Ottawa city commissioners voted unanimously this week to approve a development agreement with the Ford dealership in the city’s South 59 Tax Increment Financing (TIF) District. A TIF is a special financial tool that can generate money for economic development in a specific geographic district.
Advantage Ford, 402 N. Main St., Ottawa, plans to build a 26,645-square-foot dealership and service center next year on 3.9 acres of land southeast of the intersection of East 23rd and South Oak streets in a commercial district on Ottawa’s south side.
With an estimated construction cost — including landscaping and parking lots — of about $2.2 million, the project’s total cost would be about $3 million, according to a city report. Advantage Ford’s TIF request is for tax increments totaling $750,000 — to be paid out over eight years — to recoup most of the land acquisition cost for the construction project.
The three parcels of land where the dealership would be built are located at 2330 S. Oak, 2320 S. Oak and 244 E. 23rd streets — within the 604 acres of developed and undeveloped tracts that comprise the South 59 TIF District, established by the city in 2008.
TIFs are created by local municipal governments to provide incentives to lure private investment and help finance infrastructure improvements. TIFs work by capturing new property tax revenues from a specific area and re-investing those revenues in that area.
“A TIF is a program that allows new property tax increments, created by a new project, to pay for approved project costs within the TIF District,” Wynndee Lee, the city’s director of planning and codes administration, told city commissioners earlier this month regarding Ford’s proposal. “Generally that’s infrastructure, but TIF funds also are eligible for acquisition costs and limited site development costs.”

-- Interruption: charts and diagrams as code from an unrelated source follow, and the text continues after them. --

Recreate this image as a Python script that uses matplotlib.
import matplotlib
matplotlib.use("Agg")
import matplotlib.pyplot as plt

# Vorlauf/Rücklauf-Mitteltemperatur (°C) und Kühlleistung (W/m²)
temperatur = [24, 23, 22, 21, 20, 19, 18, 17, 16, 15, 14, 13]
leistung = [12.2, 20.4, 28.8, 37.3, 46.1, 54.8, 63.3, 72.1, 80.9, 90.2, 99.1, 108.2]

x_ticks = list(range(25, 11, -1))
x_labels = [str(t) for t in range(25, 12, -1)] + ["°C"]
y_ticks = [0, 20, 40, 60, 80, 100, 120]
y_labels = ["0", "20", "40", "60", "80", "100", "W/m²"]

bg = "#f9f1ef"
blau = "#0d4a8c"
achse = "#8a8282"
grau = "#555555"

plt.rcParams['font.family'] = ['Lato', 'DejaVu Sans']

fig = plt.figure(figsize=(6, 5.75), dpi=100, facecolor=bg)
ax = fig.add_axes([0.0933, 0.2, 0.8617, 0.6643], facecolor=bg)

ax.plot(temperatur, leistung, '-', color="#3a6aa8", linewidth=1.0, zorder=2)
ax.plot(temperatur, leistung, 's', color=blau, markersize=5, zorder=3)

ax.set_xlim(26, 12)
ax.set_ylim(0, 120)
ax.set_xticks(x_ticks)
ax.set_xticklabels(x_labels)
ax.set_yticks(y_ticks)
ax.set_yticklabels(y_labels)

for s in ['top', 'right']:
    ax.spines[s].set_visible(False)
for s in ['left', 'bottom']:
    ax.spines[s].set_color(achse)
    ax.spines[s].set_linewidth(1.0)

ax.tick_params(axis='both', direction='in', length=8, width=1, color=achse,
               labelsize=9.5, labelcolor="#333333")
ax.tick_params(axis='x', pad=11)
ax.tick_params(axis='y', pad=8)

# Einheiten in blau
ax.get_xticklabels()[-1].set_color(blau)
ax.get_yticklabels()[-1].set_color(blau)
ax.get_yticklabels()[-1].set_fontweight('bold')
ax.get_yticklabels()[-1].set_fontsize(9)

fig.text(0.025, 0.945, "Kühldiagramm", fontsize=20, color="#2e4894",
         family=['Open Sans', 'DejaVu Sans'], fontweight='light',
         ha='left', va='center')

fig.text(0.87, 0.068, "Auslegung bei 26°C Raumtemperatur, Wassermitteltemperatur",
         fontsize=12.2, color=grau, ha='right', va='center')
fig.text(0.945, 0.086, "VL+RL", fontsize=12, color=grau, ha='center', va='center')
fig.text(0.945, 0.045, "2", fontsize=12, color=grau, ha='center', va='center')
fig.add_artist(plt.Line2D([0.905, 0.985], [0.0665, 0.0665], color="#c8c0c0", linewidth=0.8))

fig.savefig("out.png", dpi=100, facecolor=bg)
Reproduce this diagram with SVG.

Love’s Travel Stop, 203 E. 27th St., used TIF dollars to recoup some of the cost of putting in a sanitary sewer system at its location in the South 59 TIF District, Lee said.

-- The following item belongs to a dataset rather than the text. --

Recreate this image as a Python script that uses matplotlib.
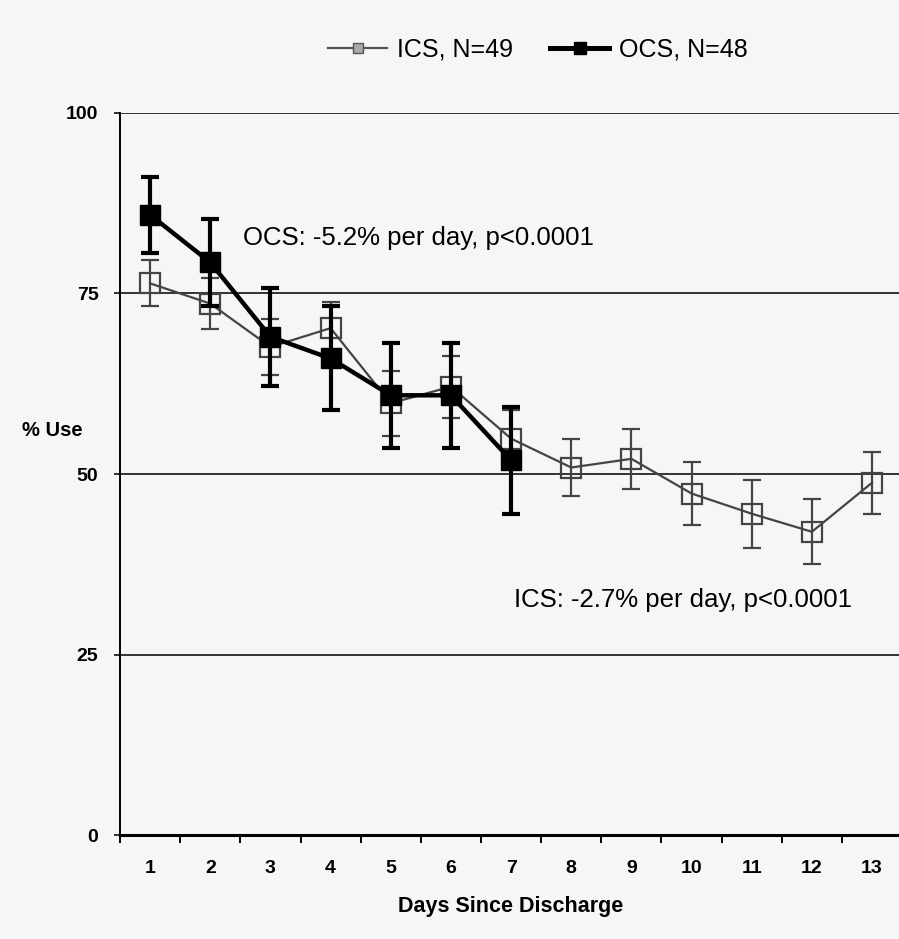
import numpy as np
import matplotlib.pyplot as plt
from matplotlib.lines import Line2D

plt.rcParams['font.family'] = ['Liberation Sans', 'DejaVu Sans']

# values (% use by day since discharge)
days = np.arange(1, 14)
ics_mean = [76.4, 73.6, 67.6, 70.2, 59.8, 62.1, 54.9, 50.9, 52.1, 47.3, 44.5, 42.0, 48.8]
ics_err = [3.2, 3.5, 3.9, 3.6, 4.5, 4.3, 4.0, 4.0, 4.2, 4.4, 4.7, 4.5, 4.3]
ocs_days = np.arange(1, 8)
ocs_mean = [85.9, 79.3, 69.0, 66.0, 60.9, 60.9, 51.9]
ocs_err = [5.3, 6.0, 6.8, 7.2, 7.3, 7.3, 7.4]
yticks = [0, 25, 50, 75, 100]

fig = plt.figure(figsize=(8.99, 9.39), dpi=100, facecolor='#f6f6f4')
ax = fig.add_axes([0.1335, 0.1107, 0.87, 0.769])
ax.set_facecolor('#f6f6f4')

# horizontal rules at the labelled levels
for yv in yticks[1:]:
    ax.axhline(yv, color='#333333', lw=1.4, zorder=1)

ax.errorbar(days, ics_mean, yerr=ics_err, color='#444444', lw=1.6,
            marker='s', ms=14, mfc='none', mec='#444444', mew=1.6,
            capsize=6.5, capthick=1.6, elinewidth=1.6, zorder=3)
ax.errorbar(ocs_days, ocs_mean, yerr=ocs_err, color='black', lw=3.2,
            marker='s', ms=14.5, mfc='black', mec='black',
            capsize=6.5, capthick=3, elinewidth=3, zorder=4)

ax.set_xlim(0.5, 13.5)
ax.set_ylim(0, 100)
ax.set_yticks(yticks)
ax.set_yticklabels([str(v) for v in yticks], fontsize=14, fontweight='bold')
ax.tick_params(axis='y', length=4.5, width=1.4, color='#333333', pad=11)
ax.set_xticks(days)
ax.set_xticklabels([str(d) for d in days], fontsize=14, fontweight='bold')
ax.set_xticks(np.arange(0.5, 14, 1), minor=True)
ax.tick_params(axis='x', which='major', length=0, pad=18)
ax.tick_params(axis='x', which='minor', length=6, width=1.4)

for s in ['top', 'right']:
    ax.spines[s].set_visible(False)
ax.spines['left'].set_linewidth(1.4)
ax.spines['bottom'].set_linewidth(2.2)

ax.set_xlabel('Days Since Discharge', fontsize=15.5, fontweight='bold', labelpad=14)
fig.text(0.025, 0.542, '% Use', fontsize=14.5, fontweight='bold', va='center')

ax.text(2.55, 82.7, 'OCS: -5.2% per day, p<0.0001', fontsize=18.5, va='center')
ax.text(7.05, 32.5, 'ICS: -2.7% per day, p<0.0001', fontsize=18.5, va='center')

handles = [
    Line2D([], [], color='#555555', lw=1.6, marker='s', ms=7, mfc='#aaaaaa', mec='#555555'),
    Line2D([], [], color='black', lw=3.6, marker='s', ms=8, mfc='black'),
]
fig.legend(handles, ['ICS, N=49', 'OCS, N=48'], loc='center left', ncol=2,
           bbox_to_anchor=(0.34, 0.947), frameon=False, fontsize=18,
           handlelength=2.35, handletextpad=0.4, columnspacing=1.5)

fig.savefig('out.png', dpi=100, facecolor=fig.get_facecolor())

“We are writing the check for the land acquisition,” Pyrant said. “We are not asking the city for one dollar to purchase the land.”
Jeff Richards, city commissioner, also stated during the hearing the city would not be out any money under this TIF proposal.

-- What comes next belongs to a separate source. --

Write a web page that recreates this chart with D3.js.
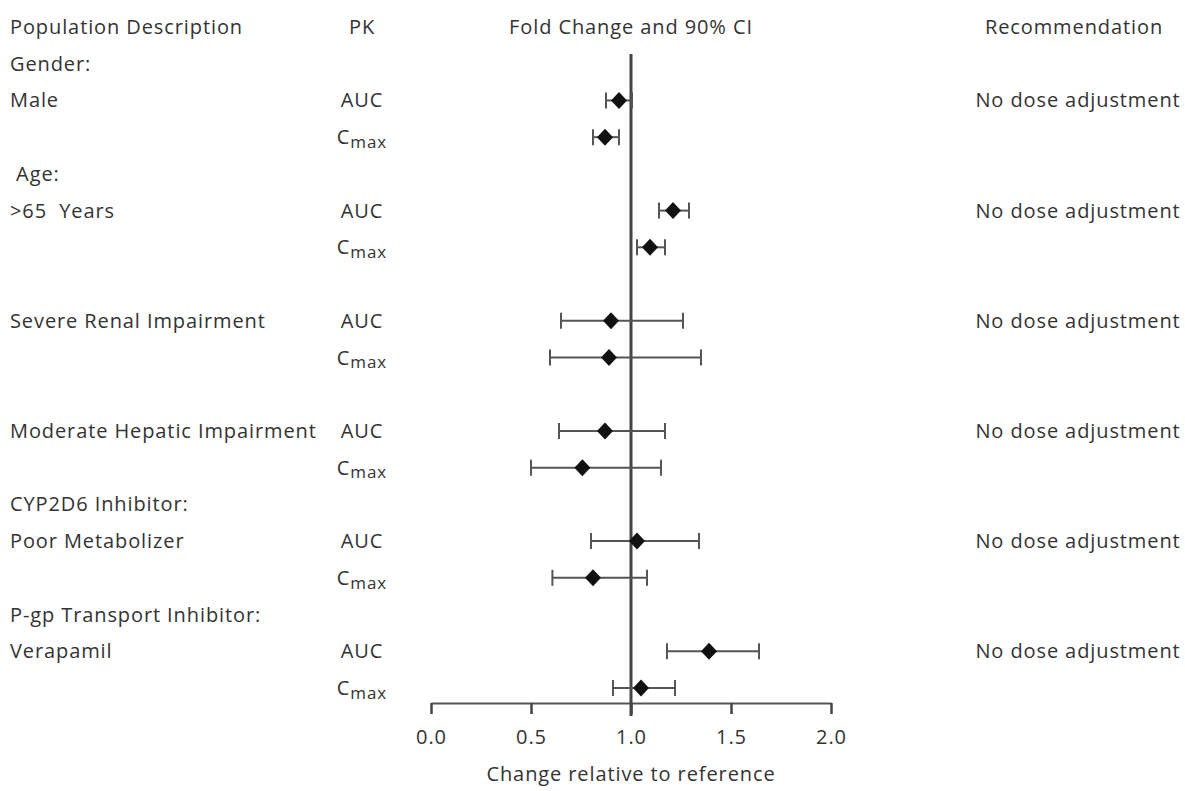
<!DOCTYPE html>
<html>
<head>
<meta charset="utf-8">
<script src="https://cdn.jsdelivr.net/npm/d3@7"></script>
<style>
  body { margin: 0; background: #fff; }
  svg text { font-family: "Open Sans", "Noto Sans", sans-serif; fill: #333; letter-spacing: 0.9px; }
</style>
</head>
<body>
<svg id="chart" width="1185" height="791"></svg>
<script>
"use strict";

// data
const headers = ["Gender:", " Age:", "", "", "CYP2D6 Inhibitor:", "P-gp Transport Inhibitor:"];
const populations = ["Male", ">65\u00a0 Years", "Severe Renal Impairment", "Moderate Hepatic Impairment", "Poor Metabolizer", "Verapamil"];
const auc_est = [0.94, 1.21, 0.90, 0.87, 1.03, 1.39];
const auc_low = [0.875, 1.14, 0.65, 0.64, 0.80, 1.18];
const auc_high = [1.005, 1.29, 1.26, 1.17, 1.34, 1.64];
const cmax_est = [0.87, 1.095, 0.89, 0.757, 0.81, 1.05];
const cmax_low = [0.81, 1.03, 0.595, 0.50, 0.607, 0.91];
const cmax_high = [0.94, 1.17, 1.35, 1.15, 1.08, 1.22];
const recommendations = ["No dose adjustment", "No dose adjustment", "No dose adjustment", "No dose adjustment", "No dose adjustment", "No dose adjustment"];
const x_ticks = [0, 0.5, 1, 1.5, 2];

const font_size = 20;
const svg = d3.select("#chart");

// 19 text rows: column titles, then per group a header, AUC and Cmax row
const n_rows = 1 + 3 * populations.length;
const y_scale = d3.scalePoint().domain(d3.range(n_rows)).range([27, 688]);
const x_scale = d3.scaleLinear().domain([0, 2]).range([431, 831]);

const axis_y = 703;

// column titles
const titles = [
  { t: "Population Description", x: 10, a: "start" },
  { t: "PK", x: 362, a: "middle" },
  { t: "Fold Change and 90% CI", x: 631, a: "middle" },
  { t: "Recommendation", x: 1074, a: "middle" }
];
svg.selectAll(".title").data(titles).enter().append("text")
  .attr("class", "title")
  .attr("x", d => d.x).attr("y", y_scale(0)).attr("dy", "0.35em")
  .attr("text-anchor", d => d.a)
  .style("font-size", font_size + "px")
  .text(d => d.t);

// rows as records
const recs = populations.map((p, i) => ({
  header: headers[i], pop: p, rec: recommendations[i],
  row: 1 + 3 * i,
  pk: [
    { name: "AUC", est: auc_est[i], low: auc_low[i], high: auc_high[i], row: 2 + 3 * i },
    { name: "Cmax", est: cmax_est[i], low: cmax_low[i], high: cmax_high[i], row: 3 + 3 * i }
  ]
}));

svg.selectAll(".hdr").data(recs.filter(d => d.header !== "")).enter().append("text")
  .attr("class", "hdr")
  .attr("x", 10).attr("y", d => y_scale(d.row)).attr("dy", "0.35em")
  .style("font-size", font_size + "px")
  .style("white-space", "pre")
  .text(d => d.header);

svg.selectAll(".pop").data(recs).enter().append("text")
  .attr("class", "pop")
  .attr("x", 10).attr("y", d => y_scale(d.row + 1)).attr("dy", "0.35em")
  .style("font-size", font_size + "px")
  .text(d => d.pop);

svg.selectAll(".rec").data(recs).enter().append("text")
  .attr("class", "rec")
  .attr("x", 1078).attr("y", d => y_scale(d.row + 1)).attr("dy", "0.35em")
  .attr("text-anchor", "middle")
  .style("font-size", font_size + "px")
  .text(d => d.rec);

const pk_rows = recs.flatMap(d => d.pk);

// PK labels, Cmax with subscript
const pk_text = svg.selectAll(".pk").data(pk_rows).enter().append("text")
  .attr("class", "pk")
  .attr("x", 362).attr("y", d => y_scale(d.row)).attr("dy", "0.35em")
  .attr("text-anchor", "middle")
  .style("font-size", font_size + "px");
pk_text.filter(d => d.name === "AUC").text("AUC");
pk_text.filter(d => d.name === "Cmax").each(function () {
  const t = d3.select(this);
  t.append("tspan").text("C");
  t.append("tspan").attr("dy", "0.22em").style("font-size", (font_size - 3) + "px").text("max");
});

// x axis
const x_axis = svg.append("g")
  .attr("transform", "translate(0," + axis_y + ")")
  .call(d3.axisBottom(x_scale).tickValues(x_ticks).tickFormat(d3.format(".1f")).tickSize(11).tickSizeOuter(0));
x_axis.select(".domain").attr("stroke", "#555").attr("stroke-width", 2);
x_axis.selectAll(".tick line").attr("stroke", "#444").attr("stroke-width", 2.5);
x_axis.selectAll(".tick text")
  .attr("y", 27)
  .style("font-size", font_size + "px")
  .style("font-family", "'Open Sans', sans-serif")
  .attr("fill", "#333");

svg.append("text")
  .attr("x", x_scale(1)).attr("y", 781)
  .attr("text-anchor", "middle")
  .style("font-size", font_size + "px")
  .text("Change relative to reference");

// reference line at 1.0
svg.append("line")
  .attr("x1", x_scale(1)).attr("x2", x_scale(1))
  .attr("y1", 54).attr("y2", axis_y + 13)
  .attr("stroke", "#444").attr("stroke-width", 3);

// error bars
const cap = 8;
const bars = svg.append("g").selectAll("g").data(pk_rows).enter().append("g")
  .attr("stroke", "#555").attr("stroke-width", 2);
bars.append("line")
  .attr("x1", d => x_scale(d.low)).attr("x2", d => x_scale(d.high))
  .attr("y1", d => y_scale(d.row)).attr("y2", d => y_scale(d.row));
bars.append("line")
  .attr("x1", d => x_scale(d.low)).attr("x2", d => x_scale(d.low))
  .attr("y1", d => y_scale(d.row) - cap).attr("y2", d => y_scale(d.row) + cap);
bars.append("line")
  .attr("x1", d => x_scale(d.high)).attr("x2", d => x_scale(d.high))
  .attr("y1", d => y_scale(d.row) - cap).attr("y2", d => y_scale(d.row) + cap);

// diamonds
const dw = 8, dh = 8.5;
svg.append("g").selectAll("path").data(pk_rows).enter().append("path")
  .attr("d", d => {
    const cx = x_scale(d.est), cy = y_scale(d.row);
    return "M" + cx + "," + (cy - dh) + "L" + (cx + dw) + "," + cy + "L" + cx + "," + (cy + dh) + "L" + (cx - dw) + "," + cy + "Z";
  })
  .attr("fill", "#111");
</script>
</body>
</html>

“We would still collect property taxes on the site, and we would collect 5 percent of the TIF [monies] to cover our administrative costs,” Richards said. “There is no financial risk on the part of the city.”
The city’s financial advisor Bruce Kimmel, a senior financial adviser with Ehlers, a Roseville, Minn.-based firm that specializes in public finance issues, estimated the TIF-captured assessed value of the Ford project to be $672,232 — which would be paid out to Ford in annual TIF reimbursements of $96,011, up to a total amount of $750,000.
Pyrant said at the public hearing these tax reimbursements would help the business generate enough cash flow to make the venture viable.
Lee said the reimbursements would be paid out to Advantage Ford through the course of about eight years. A TIF project plan is set for 20 years, Lee said, so tax increments collected during the remaining 12 years of Ford’s project could be reinvested in other projects within the TIF District.